Characteristics of Virtualized Environments
• Increased Security: Isolation between virtual machines enhances security.
• Managed Execution: Controlled and optimized performance.
• Portability: Virtual images can be transferred across systems easily.
Machine Reference Model
• Different Execution Environments:
o OS Developer (System ISA)
o Application Developer (User ISA)
• Application Binary Interface (ABI):
o Defines low-level data types and executable formats.
• High-Level Abstraction:
o Nonprivileged Mode: Regular application execution.
o Privileged Mode: System-level control.
• Behavior Sensitivity:
o I/O Control Sensitivity: Handles input/output instructions.
o CPU Register Sensitivity: Manages privileged CPU operations.
Security Rings & Privilege Modes
• User Mode: Basic application execution.
• Supervisory Mode: System control functions.
• Hypervisor Mode: Higher-level control over multiple VMs.
• Managing Traps:
o Uses ISA’s 17 sensitive instructions to handle guest OS behavior.
Hardware-Level Virtualization (System Virtualization)
• Hypervisor (Virtual Machine Monitor - VMM):
o Type I (Bare-Metal): Runs directly on hardware, no host OS required.
o Type II (Hosted): Runs on top of an existing OS.
• Virtual Machine Manager (VMM) Components:
o Dispatcher: Handles entry points (invocation).
o Allocator: Manages resource distribution.
o Interpreter: Translates and optimizes execution.
• Efficient VMM Criteria (Goldberg & Popek’s Properties):
o Equivalence: Guest OS should behave the same as on physical hardware.
o Resource Control: Full control over virtualized resources.
o Efficiency: Most instructions should execute without intervention.
Hardware Virtualization Techniques
• Full Virtualization: Runs unmodified OS directly on a VM.
• Paravirtualization: Uses a lightweight VMM but requires OS modifications.
• Partial Virtualization: Only some parts of the hardware are virtualized.
Operating System-Level Virtualization
• Used for Concurrent Execution.
• No VMM or Hypervisor Required.
• Single OS Kernel with Multiple User Space Instances:
o Each instance has:
§ Isolated file system.
§ Separate IP configurations.
§ Access control.
• Direct OS System Calls: No emulation or extra overhead.

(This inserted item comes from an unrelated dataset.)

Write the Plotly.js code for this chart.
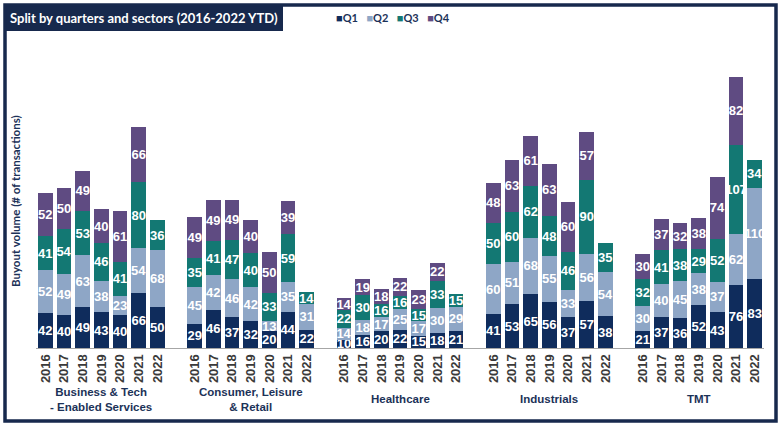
<!DOCTYPE html>
<html>
<head>
<meta charset="utf-8">
<script src="https://cdn.plot.ly/plotly-3.0.1.min.js"></script>
<style>
  html, body { margin: 0; padding: 0; background: #ffffff; }
  #chart { width: 782px; height: 427px; }
</style>
</head>
<body>
<div id="chart"></div>
<script>
// ---------------- DATA ----------------
const sectors = ["Business & Tech<br>- Enabled Services", "Consumer, Leisure<br>& Retail", "Healthcare", "Industrials", "TMT"];
const years = ["2016", "2017", "2018", "2019", "2020", "2021", "2022"];
const quarterNames = ["Q1", "Q2", "Q3", "Q4"];
const quarterColors = ["#0f2c5c", "#8ea6c6", "#137873", "#5f4b82"];

// values per sector, years 2016..2022 (2022 = YTD, no Q4)
const q1 = [
  [42, 40, 49, 43, 40, 66, 50],   // Business & Tech
  [29, 46, 37, 32, 20, 44, 22],   // Consumer
  [10, 16, 20, 22, 15, 18, 21],   // Healthcare
  [41, 53, 65, 56, 37, 57, 38],   // Industrials
  [21, 37, 36, 52, 43, 76, 83]    // TMT
];
const q2 = [
  [52, 49, 63, 38, 23, 54, 68],
  [45, 42, 46, 42, 13, 35, 31],
  [14, 18, 17, 25, 17, 30, 29],
  [60, 51, 68, 55, 33, 56, 54],
  [30, 40, 45, 38, 37, 62, 110]
];
const q3 = [
  [41, 54, 53, 46, 41, 80, 36],
  [35, 41, 47, 40, 33, 59, 14],
  [22, 30, 16, 16, 15, 33, 15],
  [50, 60, 62, 48, 46, 90, 35],
  [32, 41, 38, 29, 52, 107, 34]
];
const q4 = [
  [52, 50, 49, 40, 61, 66, null],
  [49, 49, 49, 40, 50, 39, null],
  [14, 19, 18, 22, 23, 22, null],
  [48, 63, 61, 63, 60, 57, null],
  [30, 37, 32, 38, 74, 82, null]
];
const quarterData = [q1, q2, q3, q4];

// ---------------- LAYOUT HELPERS ----------------
const W = 782, H = 427;
const M = { l: 36, r: 18, t: 66, b: 79 };
const px = x => (x - M.l) / (W - M.l - M.r);
const py = y => (H - M.b - y) / (H - M.t - M.b);

const NARROW = "'Liberation Sans Narrow', 'Arial Narrow', 'Liberation Sans', Arial, sans-serif";
const CAL = "Lato, 'Liberation Sans Narrow', sans-serif";
const slot = years.length + 1; // one blank slot between sector groups

// x positions for every bar (group index * slot + year index)
const xPos = [];
const xText = [];
sectors.forEach((s, g) => years.forEach((y, i) => { xPos.push(g * slot + i); xText.push(y); }));

const traces = quarterData.map((qd, qi) => {
  const vals = [].concat(...qd);
  return {
    type: "bar",
    name: quarterNames[qi],
    x: xPos,
    y: vals,
    text: vals.map(v => (v === null ? "" : String(v))),
    textposition: "inside",
    insidetextanchor: "middle",
    textangle: 0,
    constraintext: "none",
    textfont: { family: NARROW, size: 13, color: "#ffffff", weight: "bold" },
    marker: { color: quarterColors[qi], line: { width: 0 } },
    width: 0.8,
    hoverinfo: "skip"
  };
});

const annotations = [];
// sector labels
sectors.forEach((s, g) => {
  annotations.push({
    text: "<b>" + s + "</b>",
    xref: "x", yref: "paper",
    x: g * slot + (years.length - 1) / 2,
    y: py(399),
    xanchor: "center", yanchor: "middle",
    showarrow: false,
    font: { family: NARROW, size: 11.5, color: "#1c3258" },
    align: "center"
  });
});
// y-axis title
annotations.push({
  text: "<b>Buyout volume (# of transactions)</b>",
  xref: "paper", yref: "paper",
  x: px(15), y: py(201),
  xanchor: "center", yanchor: "middle",
  textangle: -90,
  showarrow: false,
  font: { family: CAL, size: 11.5, color: "#1c3258" }
});
// legend
annotations.push({
  text: quarterNames.map((n, i) =>
    '<span style="color:' + quarterColors[i] + '">■</span><b>' + n + '</b>').join("   "),
  xref: "paper", yref: "paper",
  x: px(334), y: py(17),
  xanchor: "left", yanchor: "middle",
  showarrow: false,
  font: { family: CAL, size: 11, color: "#1c3258" }
});

const layout = {
  width: W, height: H,
  margin: M,
  paper_bgcolor: "#ffffff",
  plot_bgcolor: "rgba(0,0,0,0)",
  barmode: "stack",
  bargap: 0.2,
  showlegend: false,
  uniformtext: { minsize: 13, mode: "show" },
  title: {
    text: "<b>Split by quarters and sectors (2016-2022 YTD)</b>",
    xref: "container", yref: "container",
    x: 10 / W, y: 1 - 18 / H,
    xanchor: "left", yanchor: "middle",
    font: { family: CAL, size: 13, color: "#ffffff" }
  },
  xaxis: {
    type: "linear",
    range: [-0.5, sectors.length * slot - 1.5],
    tickvals: xPos,
    ticktext: xText,
    tickangle: -90,
    ticks: "",
    showgrid: false,
    zeroline: false,
    showline: true,
    linecolor: "#a6a6a6",
    linewidth: 1,
    tickfont: { family: NARROW, size: 13, color: "#3a3a3a", weight: "bold" },
    fixedrange: true
  },
  yaxis: {
    range: [0, 340],
    showticklabels: false,
    showgrid: false,
    zeroline: false,
    showline: false,
    ticks: "",
    fixedrange: true
  },
  shapes: [
    // title box
    { type: "rect", xref: "paper", yref: "paper", layer: "below",
      x0: px(5), x1: px(283), y0: py(31), y1: py(5),
      fillcolor: "#17294d", line: { width: 0 } },
    // outer frame
    { type: "rect", xref: "paper", yref: "paper", layer: "above",
      x0: px(5), x1: px(776), y0: py(421), y1: py(5),
      fillcolor: "rgba(0,0,0,0)", line: { color: "#17294d", width: 3.5 } }
  ],
  annotations: annotations
};

Plotly.newPlot("chart", traces, layout, { displayModeBar: false, staticPlot: true });
</script>
</body>
</html>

Programming Language-Level Virtualization
• Uses Bytecode for Execution.
• Ensures Platform/OS Portability.
• Common in Virtual Machines (JVM, .NET CLR).

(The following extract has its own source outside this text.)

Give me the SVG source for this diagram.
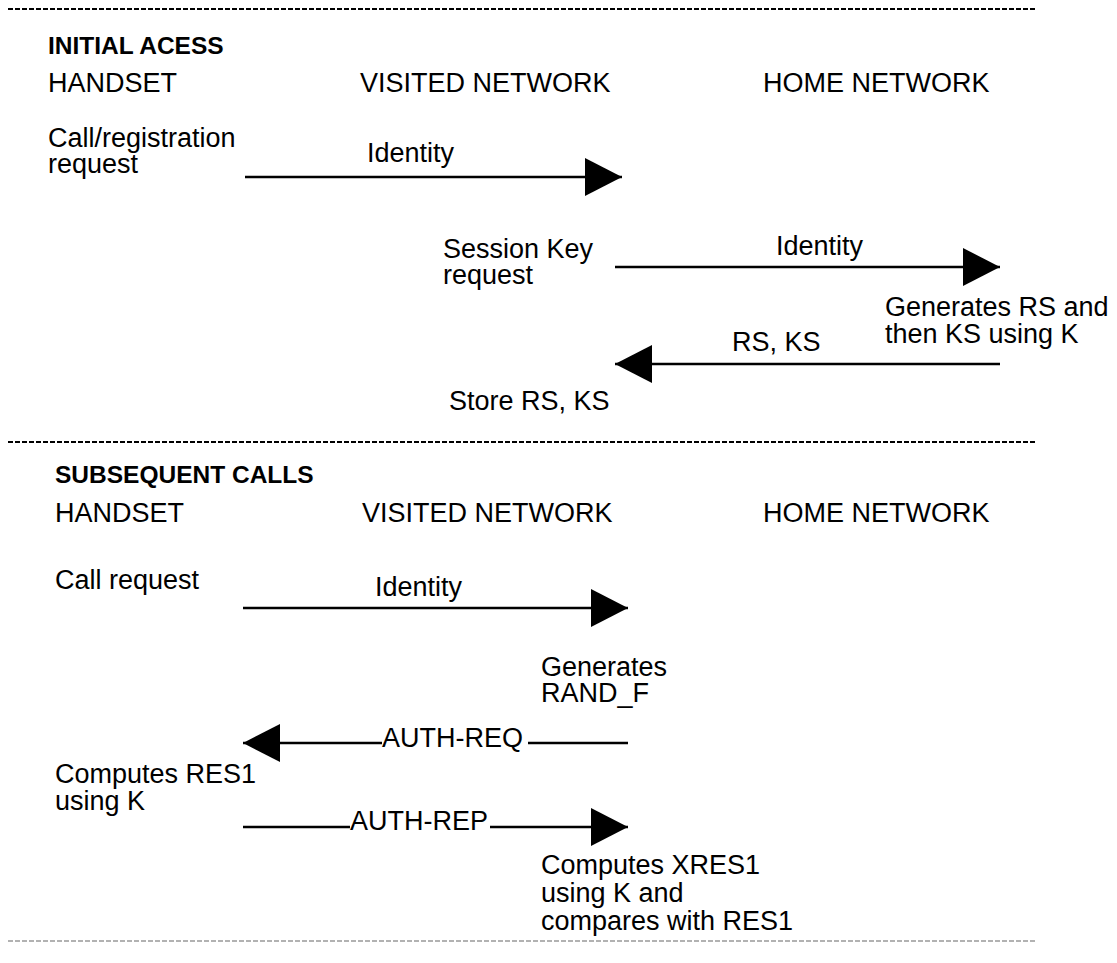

Virtualization & Cloud Computing
• Key Use Cases:
o Computing and Storage Virtualization (not for networking).
o IaaS (Infrastructure as a Service): Hardware Virtualization.
o PaaS (Platform as a Service): Programming Language Virtualization.
• Important Concepts:
o Server Consolidation: Reducing physical servers through VMs.
o Virtual Machine Migration: Moving VMs between hosts.
o Live Migration: Moving VMs without downtime.
Advantages & Disadvantages
• Advantages:
o Sandboxed execution environment prevents security breaches.
o Resource partitioning allows fine-tuned allocation.
• Disadvantages:
o Performance Overhead: Managing virtual processors and privileged instructions.
o Memory Management Challenges: Paging and console functions impact
performance.
Examples of Virtualization Platforms
• Xen (Paravirtualization)
o Domain 0: First loaded VM, manages hypervisor.
o Domain U: Runs guest OS in Ring 1.
o Requires OS Modification: Not all OSes are compatible.
• VMware (Full Virtualization)
o Type I: Server Virtualization.
o Type II: Desktop Virtualization.
o Binary Translation & Direct Execution:
§ Direct execution for non-privileged tasks.
§ Translates sensitive instructions.
Other Types of Virtualization
• Storage Virtualization: Abstracts physical storage.
• Network Virtualization: Virtualized networking infrastructure.
• Desktop Virtualization: Runs a full OS instance remotely.
• Application Server Virtualization: Virtualized execution environments for applications.